S&P E-mini Futures:
Another choppy overnight pullback.
Social Mood:
SNAPPED.
Sounds like Millennials have expensive tastes lately. Maybe SNAP didn't join the rush to luxury fast enough:
WhatsApp joins arsenal of online luxury amid race for customers
Deutsche Bank dropped again as much as 3% to a new 2017 low, hot on the heels of the biggest fall in German industrial orders since 2009.
German industrial orders slumped 7.4% in January, nearly three times as steep as the 2.5% fall expected by economists.
The ripple effect: Italian 10-year yields rose 6.5 bps while Spanish 10-year yields fell 2.6 bps. If Germany falls, Italy can kiss its Target2 bailout goodbye.
Comic relief: China FX reserves "unexpectedly" rebounded above $3 trillion.
French President Hollande: "It Is My Ultimate Duty To Prevent A Le Pen Victory" -- that's why she keeps gaining in the pols, because social mood is shifting away from the establishment.
Mood also seems to be shifting in the market too: a little too dark, too quickly.
First it was Bank Of America's flip-flop from bull to bear, then Goldman piling on.
Now JPMorgan has warned: "We see an increasing risk of a sell-off in the near term."
While some backing and filling is long overdue, it does not yet appear that social mood, while shifting negatively underfoot, has finished its ascent to peak positive mood.
But it sure is getting closer.
JPMorgan commented that the recent massive inflow to equities is the latest "Great Rotation" -- not from bonds into stocks, but from "smart money" to retail investors who have finally joined party, "while institutional investors appear to have overall reduced rather than increased their equity exposure YTD."

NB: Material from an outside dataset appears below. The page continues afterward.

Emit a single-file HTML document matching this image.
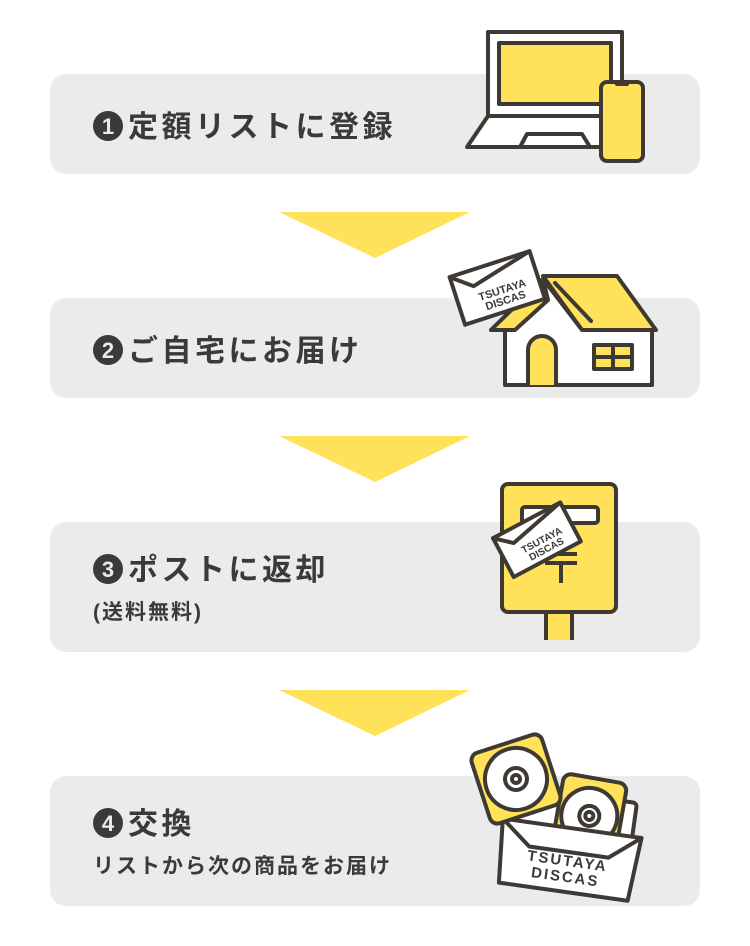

Therefore we could be setting up for some "surprising disappointment" soon before a final upthrust to new highs that erases any memory of lower prices once and for all. Right on time.
FX:
Strong MXN & NOK in the face of a USD bounce. Noted. (See crude oil too)
Treasuries:
No sign of a meaningful bounce yet. Things could get real -- quickly -- if prices can't rally and instead choose to follow 2s lower.
Energy:
Long list of red commodities this morning but WTI crude isn't one of them. NG is though.
Metals:
Red.
Copper contending with the biggest inventory inflow to LME warehouses in 15 years, and growing growing stockpiles in China (watch stockpiles instead of questionable data).
S&P Outlook:
Yesterday may have made a short-term low. Price could easily make a deep retracement of the decline from 2400.98, all the way to the gap at 2395.96 if it wanted.
It still does not appear that the true low has been put in yet, however, so allowances should be made for lower gap at 2363.64 or the 38% Fib support level at 2349.88.